■ Exercise task: Only the lines from the top of the listing below to the line that has "import plotly.graph_objects as go" should be echoed, with both ends kept and pictures left out.

---------- Data for the task

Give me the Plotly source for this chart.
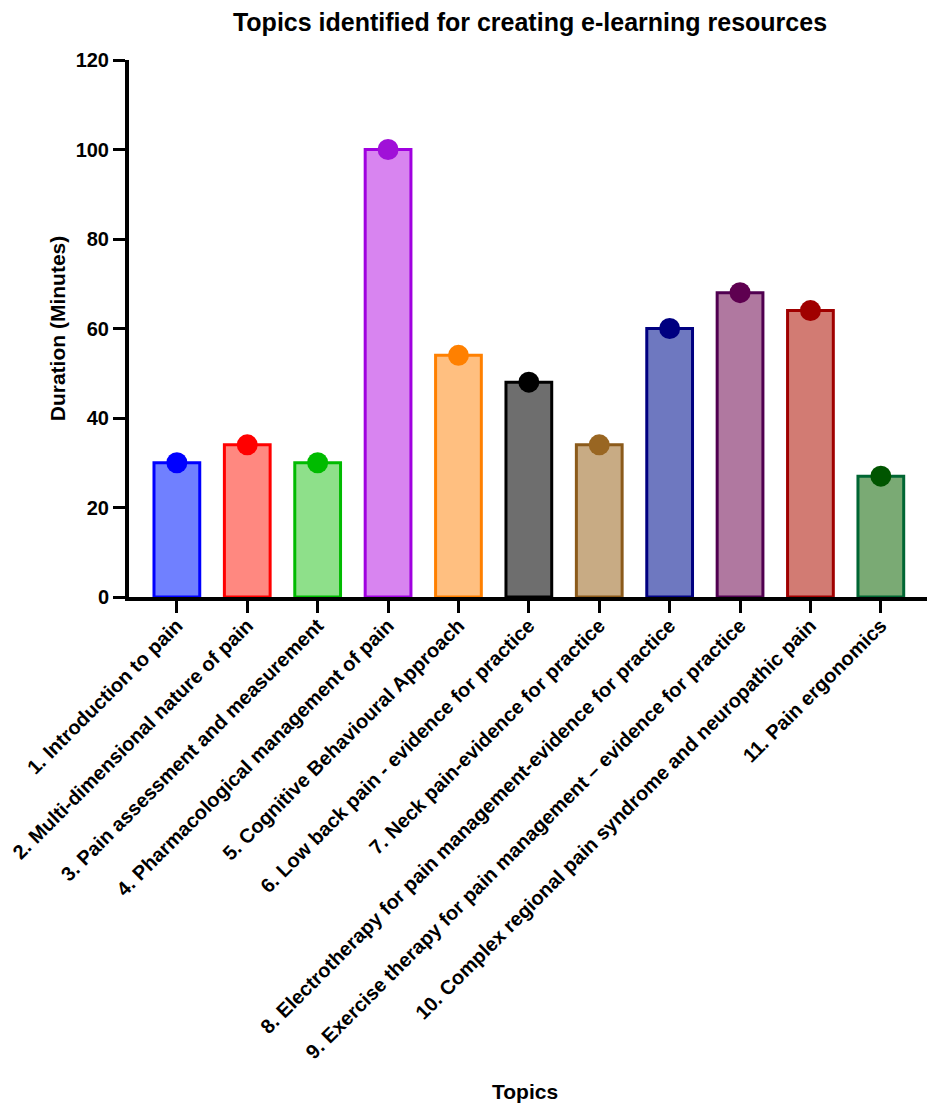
import plotly.graph_objects as go

# Data
topics = [
    '1. Introduction to pain',
    '2. Multi-dimensional nature of pain',
    '3. Pain assessment and measurement',
    '4. Pharmacological management of pain',
    '5. Cognitive Behavioural Approach',
    '6. Low back pain - evidence for practice',
    '7. Neck pain-evidence for practice',
    '8. Electrotherapy for pain management-evidence for practice',
    '9. Exercise therapy for pain management \u2013 evidence for practice',
    '10. Complex regional pain syndrome and neuropathic pain',
    '11. Pain ergonomics',
]
duration = [30, 34, 30, 100, 54, 48, 34, 60, 68, 64, 27]

# Colours for each bar
fill_colors = ['#7080FF', '#FF8880', '#8EE08A', '#D884F0', '#FFBF80', '#6E6E6E',
               '#C8AB84', '#6E78C0', '#B078A0', '#D27B73', '#7AAA74']
line_colors = ['#0000FF', '#FF0000', '#00BB00', '#A000E0', '#FF8000', '#000000',
               '#8B5A1A', '#000080', '#500050', '#A00000', '#006633']
dot_colors = ['#0000FF', '#FF0000', '#00BB00', '#A010D8', '#FF8000', '#000000',
              '#996622', '#000080', '#5E0050', '#A00000', '#005500']

font_family = 'Liberation Sans, Arial, sans-serif'

fig = go.Figure()

fig.add_trace(go.Bar(
    x=topics,
    y=duration,
    width=0.65,
    marker=dict(color=fill_colors, line=dict(color=line_colors, width=3)),
    showlegend=False,
))

fig.add_trace(go.Scatter(
    x=topics,
    y=duration,
    mode='markers',
    marker=dict(color=dot_colors, size=21),
    showlegend=False,
    cliponaxis=False,
))

# Layout (page has an 8px body margin, so the figure is a bit smaller than the window)
fig.update_layout(
    width=927,
    height=1102,
    plot_bgcolor='white',
    paper_bgcolor='white',
    margin=dict(l=121, r=7, t=52, b=513),
    font=dict(family=font_family, color='black'),
    title=dict(
        text='Topics identified for creating e-learning resources',
        font=dict(size=25, weight='bold', family=font_family),
        x=522 / 927,
        xanchor='center',
        y=1 - 14 / 1102,
        yanchor='middle',
    ),
)

# x axis title as an annotation so it sits below the long labels
fig.add_annotation(
    text='Topics',
    xref='paper', yref='paper',
    x=0.495, y=-0.92,
    xanchor='center', yanchor='middle',
    showarrow=False,
    font=dict(size=21, weight='bold'),
)

fig.update_xaxes(
    range=[-0.68, 10.67],
    automargin=False,
    showline=True,
    linecolor='black',
    linewidth=4,
    ticks='outside',
    ticklen=12,
    tickwidth=3,
    tickcolor='black',
    tickangle=-45,
    ticklabelstandoff=-7,
    tickfont=dict(size=20, weight='bold'),
    showgrid=False,
)

fig.update_yaxes(
    range=[0, 120],
    automargin=False,
    tickvals=[0, 20, 40, 60, 80, 100, 120],
    showline=True,
    linecolor='black',
    linewidth=4,
    ticks='outside',
    ticklen=12,
    tickwidth=3,
    tickcolor='black',
    tickfont=dict(size=20, weight='bold'),
    showgrid=False,
    zeroline=False,
    title=dict(text='Duration (Minutes)', font=dict(size=21, weight='bold'), standoff=5),
)

fig.write_html('out.html')
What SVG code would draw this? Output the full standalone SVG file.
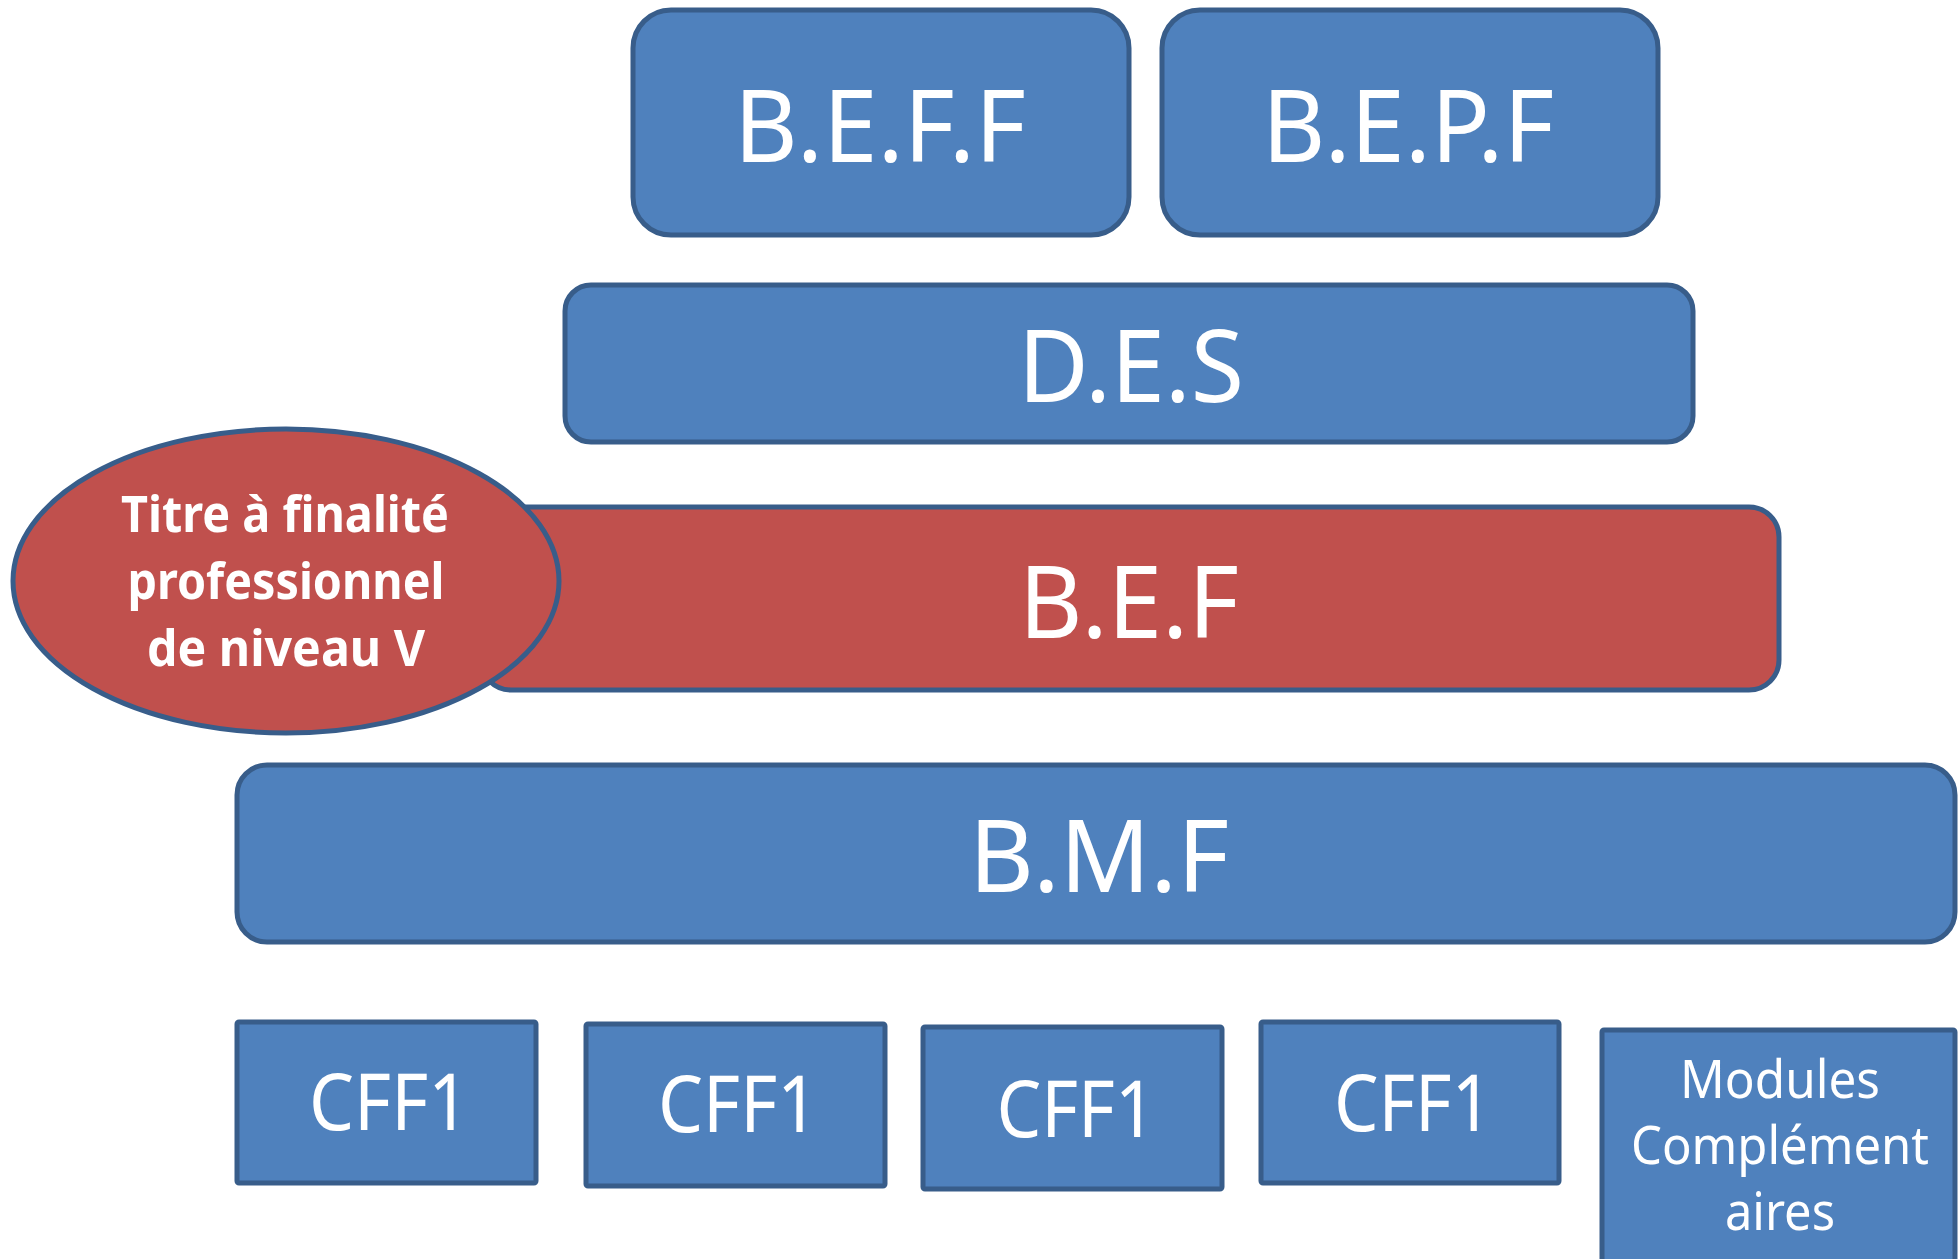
<svg xmlns="http://www.w3.org/2000/svg" width="1959" height="1259" viewBox="0 0 1959 1259">
<style>
.b{fill:#4F81BD;stroke:#385D8A;stroke-width:5}
.r{fill:#C0504D;stroke:#385D8A;stroke-width:5}
.t{fill:#FFFFFF;font-family:"Noto Sans","Open Sans","Liberation Sans",sans-serif;text-anchor:middle}
.big{font-size:100px}
.mid{font-size:78px}
.sm{font-size:52px}
.bold{font-size:50px;font-weight:bold}
</style>
<rect width="1959" height="1259" fill="#FFFFFF"/>
<g id="connectors"></g>
<g id="beff"><rect class="b" x="633" y="10" width="496" height="225" rx="38" ry="38"/><text class="t big" x="880" y="162" textLength="292" lengthAdjust="spacingAndGlyphs">B.E.F.F</text></g>
<g id="bepf"><rect class="b" x="1162" y="10" width="496" height="225" rx="38" ry="38"/><text class="t big" x="1408" y="162" textLength="292" lengthAdjust="spacingAndGlyphs">B.E.P.F</text></g>
<g id="des"><rect class="b" x="565" y="285" width="1128" height="157" rx="26" ry="26"/><text class="t big" x="1131" y="402" textLength="226" lengthAdjust="spacingAndGlyphs">D.E.S</text></g>
<g id="bef"><rect class="r" x="481" y="507" width="1298" height="183" rx="30" ry="30"/><text class="t big" x="1129" y="638" textLength="220" lengthAdjust="spacingAndGlyphs">B.E.F</text></g>
<g id="titre"><ellipse class="r" cx="286" cy="581" rx="273" ry="152"/>
<text class="t bold" x="285" y="532" textLength="328" lengthAdjust="spacingAndGlyphs">Titre à finalité</text>
<text class="t bold" x="286" y="599" textLength="317" lengthAdjust="spacingAndGlyphs">professionnel</text>
<text class="t bold" x="286" y="666" textLength="278" lengthAdjust="spacingAndGlyphs">de niveau V</text></g>
<g id="bmf"><rect class="b" x="237" y="765" width="1718" height="177" rx="30" ry="30"/><text class="t big" x="1099" y="892" textLength="260" lengthAdjust="spacingAndGlyphs">B.M.F</text></g>
<g id="cff1a"><rect class="b" x="237" y="1022" width="299" height="161" rx="2"/><text class="t mid" x="389" y="1130" textLength="160" lengthAdjust="spacingAndGlyphs">CFF1</text></g>
<g id="cff1b"><rect class="b" x="586" y="1024" width="299" height="162" rx="2"/><text class="t mid" x="738" y="1132" textLength="160" lengthAdjust="spacingAndGlyphs">CFF1</text></g>
<g id="cff1c"><rect class="b" x="923" y="1027" width="299" height="162" rx="2"/><text class="t mid" x="1076" y="1137" textLength="159" lengthAdjust="spacingAndGlyphs">CFF1</text></g>
<g id="cff1d"><rect class="b" x="1261" y="1022" width="298" height="161" rx="2"/><text class="t mid" x="1413" y="1131" textLength="158" lengthAdjust="spacingAndGlyphs">CFF1</text></g>
<g id="modules"><rect class="b" x="1602" y="1030" width="353" height="240" rx="2"/>
<text class="t sm" x="1780" y="1098" textLength="200" lengthAdjust="spacingAndGlyphs">Modules</text>
<text class="t sm" x="1780" y="1164" textLength="298" lengthAdjust="spacingAndGlyphs">Complément</text>
<text class="t sm" x="1780" y="1230" textLength="110" lengthAdjust="spacingAndGlyphs">aires</text></g>
</svg>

--------------------

■ Answer to this task:
Give me the Plotly source for this chart.
import plotly.graph_objects as go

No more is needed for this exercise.